With the pandemic causing the cancellation of large events, weddings have no doubt been affected. But it’s not necessarily as dire as it sounds—weddings are happening, as are engagements, in a big way.
To-be-weds are finding other ways to celebrate their nuptials aside from the traditional events. So-called minimonies with just a few family members or friends are perhaps one of the biggest, most memorable trends to come of the pandemic. Others are opting to elope, tying the knot on the dates of their planned weddings, while postponing the populous bashes for a later date.
According to a survey conducted by The Knot, only 7% of couples have opted to cancel their weddings altogether—the majority of those polled have either postponed or made no changes at all. Of those not canceling their weddings, 52% said they’re planning to postpone the date until later this year, while 33% plan to push it to 2021.
However it happens, weddings are taking place—you can’t stop love. But what about engagements? It must be assumed that if a couple can get through quarantine together, they can get through anything, right?
Many of the jewelers JCK has spoken to have reported that their bridal businesses are positively booming—excellent news.
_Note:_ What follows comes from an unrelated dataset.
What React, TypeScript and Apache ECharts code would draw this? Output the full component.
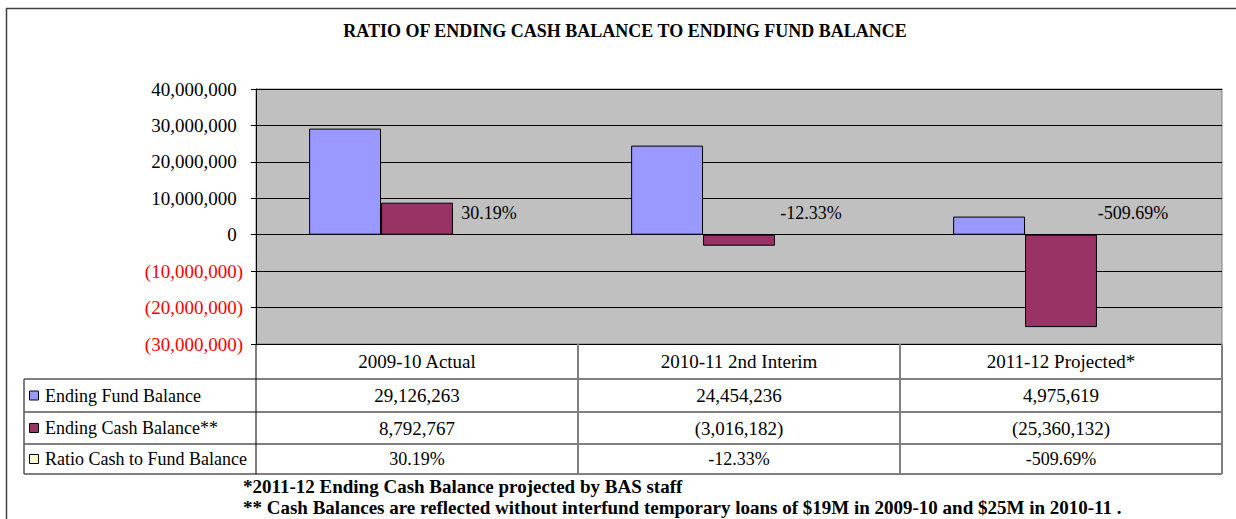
import React, { useEffect, useRef } from "react";
import * as echarts from "echarts";

const categories = ["2009-10 Actual", "2010-11 2nd Interim", "2011-12 Projected*"];
const seriesNames = ["Ending Fund Balance", "Ending Cash Balance**", "Ratio Cash to Fund Balance"];
const fundBalance = [29126263, 24454236, 4975619];
const cashBalance = [8792767, -3016182, -25360132];
const ratioPct = [30.19, -12.33, -509.69];
const yMin = -30000000;
const yMax = 40000000;
const yInterval = 10000000;
const titleText = "RATIO OF ENDING CASH BALANCE TO ENDING FUND BALANCE";
const footnotes = [
  "*2011-12 Ending Cash Balance projected by BAS staff",
  "** Cash Balances are reflected without interfund temporary loans of $19M in 2009-10 and $25M in 2010-11 .",
];
const colors = ["#9999ff", "#993366", "#ffffcc"];

const FONT = "Liberation Serif";

const fmtMoney = (n: number) =>
  n < 0 ? `(${Math.abs(n).toLocaleString("en-US")})` : n.toLocaleString("en-US");
const fmtPct = (n: number) => `${n.toFixed(2)}%`;

export default function App() {
  const ref = useRef<HTMLDivElement>(null);
  useEffect(() => {
    document.body.style.margin = "0";
    const chart = echarts.init(ref.current!, null, { renderer: "svg" });
    const gridLeft = 256;
    const gridTop = 89;
    const gridRight = 14;
    const gridBottom = 175;
    chart.setOption({
      animation: false,
      backgroundColor: "#ffffff",
      textStyle: { fontFamily: FONT },
      grid: {
        left: gridLeft,
        top: gridTop,
        right: gridRight,
        bottom: gridBottom,
        show: true,
        backgroundColor: "#c0c0c0",
        borderColor: "#808080",
        borderWidth: 1,
      },
      xAxis: {
        type: "category",
        data: categories,
        boundaryGap: true,
        axisLine: { show: true, lineStyle: { color: "#000", width: 1 } },
        axisTick: { show: false },
        axisLabel: {
          fontFamily: FONT,
          fontSize: 19,
          color: "#000",
          margin: 8,
        },
      },
      yAxis: {
        type: "value",
        min: yMin,
        max: yMax,
        interval: yInterval,
        axisLine: { show: true, lineStyle: { color: "#000", width: 1 } },
        axisTick: { show: true, length: 5, lineStyle: { color: "#000" } },
        splitLine: { show: true, lineStyle: { color: "#000", width: 1 } },
        axisLabel: {
          margin: 13,
          fontFamily: FONT,
          fontSize: 19,
          formatter: (v: number) =>
            v < 0 ? `{r|${fmtMoney(v)}}` : `{n|${fmtMoney(v)}}{s|)}`,
          rich: {
            n: { fontFamily: FONT, fontSize: 19, color: "#000" },
            r: { fontFamily: FONT, fontSize: 19, color: "#ff0000" },
            s: { fontFamily: FONT, fontSize: 19, color: "rgba(0,0,0,0)" },
          },
        },
      },
      series: [
        {
          name: seriesNames[0],
          type: "bar",
          data: fundBalance,
          barGap: "0%",
          barCategoryGap: "33%",
          itemStyle: { color: colors[0], borderColor: "#000", borderWidth: 1 },
        },
        {
          name: seriesNames[1],
          type: "bar",
          data: cashBalance,
          itemStyle: { color: colors[1], borderColor: "#000", borderWidth: 1 },
        },
        {
          name: seriesNames[2],
          type: "bar",
          data: ratioPct,
          itemStyle: { color: "rgba(0,0,0,0)", borderWidth: 0 },
          label: {
            show: true,
            position: "top",
            distance: 13,
            formatter: (p: any) => fmtPct(p.value),
            fontFamily: FONT,
            fontSize: 18,
            color: "#000",
          },
        },
      ],
    });

    const centers = categories.map((_, i) => chart.convertToPixel({ xAxisIndex: 0 }, i) as number);
    const band = centers.length > 1 ? centers[1] - centers[0] : 300;
    const bounds = [centers[0] - band / 2, ...centers.map((c) => c + band / 2)];
    const yBottom = chart.convertToPixel({ yAxisIndex: 0 }, yMin) as number;
    const tableLeft = 24;
    const rowTops = [yBottom + 35, yBottom + 68, yBottom + 100];
    const tableBottom = yBottom + 130;
    const rowH = [33, 32, 30];
    const tableRight = bounds[bounds.length - 1];

    const rowsData = [fundBalance.map(fmtMoney), cashBalance.map(fmtMoney), ratioPct.map(fmtPct)];
    const rowSizes = [19, 19, 18];

    const g: any[] = [];
    g.push({
      type: "rect",
      shape: { x: 6.5, y: 8.5, width: 1260, height: 540 },
      style: { fill: "none", stroke: "#404040", lineWidth: 1.5 },
      silent: true,
    });
    g.push({
      type: "text",
      x: 625,
      y: 31,
      style: {
        text: titleText,
        fontFamily: FONT,
        fontWeight: "bold",
        fontSize: 18,
        fill: "#000",
        align: "center",
        verticalAlign: "middle",
      },
    });
    const hLine = (y: number, x1: number, x2: number, color: string, w = 1) =>
      g.push({
        type: "line",
        shape: { x1, y1: y, x2, y2: y },
        style: { stroke: color, lineWidth: w },
        silent: true,
      });
    const vLine = (x: number, y1: number, y2: number, color: string, w = 1) =>
      g.push({
        type: "line",
        shape: { x1: x, y1, x2: x, y2 },
        style: { stroke: color, lineWidth: w },
        silent: true,
      });
    hLine(rowTops[0], tableLeft, tableRight, "#000", 1);
    hLine(rowTops[1], tableLeft, tableRight, "#000", 1);
    hLine(rowTops[2], tableLeft, tableRight, "#000", 1);
    hLine(tableBottom, tableLeft, tableRight, "#555", 1.5);
    vLine(tableLeft, rowTops[0], tableBottom, "#555", 1.5);
    vLine(bounds[0], yBottom, tableBottom, "#000", 1);
    for (let i = 1; i < bounds.length - 1; i++) vLine(bounds[i], yBottom, tableBottom, "#808080", 2);
    vLine(tableRight, yBottom, tableBottom, "#808080", 2);

    rowsData.forEach((row, r) => {
      const cy = rowTops[r] + rowH[r] / 2;
      g.push({
        type: "rect",
        shape: { x: 29.5, y: cy - 4.5, width: 9, height: 9 },
        style: { fill: colors[r], stroke: "#000", lineWidth: 1 },
        silent: true,
      });
      g.push({
        type: "text",
        x: 45,
        y: cy,
        style: {
          text: seriesNames[r],
          fontFamily: FONT,
          fontSize: 18,
          fill: "#000",
          align: "left",
          verticalAlign: "middle",
        },
      });
      row.forEach((t, i) => {
        g.push({
          type: "text",
          x: centers[i],
          y: cy,
          style: {
            text: t,
            fontFamily: FONT,
            fontSize: rowSizes[r],
            fill: "#000",
            align: "center",
            verticalAlign: "middle",
          },
        });
      });
    });
    footnotes.forEach((t, i) => {
      g.push({
        type: "text",
        x: 243,
        y: tableBottom + 12 + i * 21,
        style: {
          text: t,
          fontFamily: FONT,
          fontWeight: "bold",
          fontSize: 19,
          fill: "#000",
          align: "left",
          verticalAlign: "middle",
        },
      });
    });
    chart.setOption({ graphic: g });

    return () => chart.dispose();
  }, []);
  return (
    <div
      ref={ref}
      style={{ position: "fixed", left: 0, top: 0, width: 1236, height: 519 }}
    />
  );
}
But exactly how it’s flourishing has changed, as retailers and designers have had to adapt to social distancing restrictions and shoppers’ discomfort with meeting with others indoors.
Below, jewelers in the bridal business describe how they’ve changed their operations to suit the current situation and how customers are presently shopping for engagement rings and wedding bands.
“At this time, we are focusing our efforts on leveraging digital to power the discovery and education process,” says Paul Tacorian, CEO of Tacori. “In May, we launched Tacori Connect to help support the sales efforts of our authorized Tacori retail partner network by providing a personalized virtual experience for consumers who can’t physically be present at a brick-and-mortar location. In terms of sales, we are seeing a sharp increase in demand for Tacori since reopening [in May].”
“Just last week I met with a few couples virtually who are eager to press on with their engagement plans and two others who chose to get married in City Hall and secure the engagement ring after the fact,” says Lauren Curtin of Lauren Addison jewelry. “What is clear is that COVID-19 has put things into perspective, and for many that has meant that love shall not wait. The pandemic has only demanded that we get a bit more creative in how we support and serve our clientele, with virtual appointments and e-commerce platforms being crucial during these times.”
“I would argue that more people are getting engaged and that these couples are getting creative about what a wedding means,” says Jenny Crane McHugh, designer and founder of Campbell + Charlotte. “For many couples, this means a much smaller wedding now with a potentially bigger wedding down the line. For my business, this scenario has been a good thing because couples have more budget for the ring!”
“Not only are we still working with clients on wedding bands, but we had two separate couples approach us about creating a wedding band set,” says Mollie Good of Walters Faith. “Both had to postpone their weddings, which were supposed to be this summer, so instead of creating one band they each requested a pair of delicate diamond bands to flank their fiancées’ engagement rings. Each gave one band on the date they were supposed to be married, and the second band is for the future date.”
“We are still receiving requests for bespoke engagement and wedding rings, so it seems like people are still getting engaged!” says Michelle Oh of her eponymous brand. “The main thing that has changed is the way people shop and how we conduct our in-person dealings. Fortunately for us, being that we always had a strong online presence, it has not affected us too much. People are still ordering their wedding rings as normal—the uncertainty around when they can reschedule their dates only seems to spur people to want to get the rings made, as it gives them something to look forward to wearing.”
“Surprisingly, bridal is doing very well despite weddings being postponed or downsized,” says designer Shahla Karimi. “Purchases for self, graduations, push presents, etc., are down year-over-year as people seem to have less disposable income or fear of what the future may hold. In October, we will be releasing our second engagement capsule to meet the demand for bridal. We will not be releasing new fashion pieces. Gold is also up 37% since the beginning of the year. We have held steady with our pricing until now, but as a small business trying to stay afloat, we will temporarily have to raise prices on some of our gold-heavy pieces.”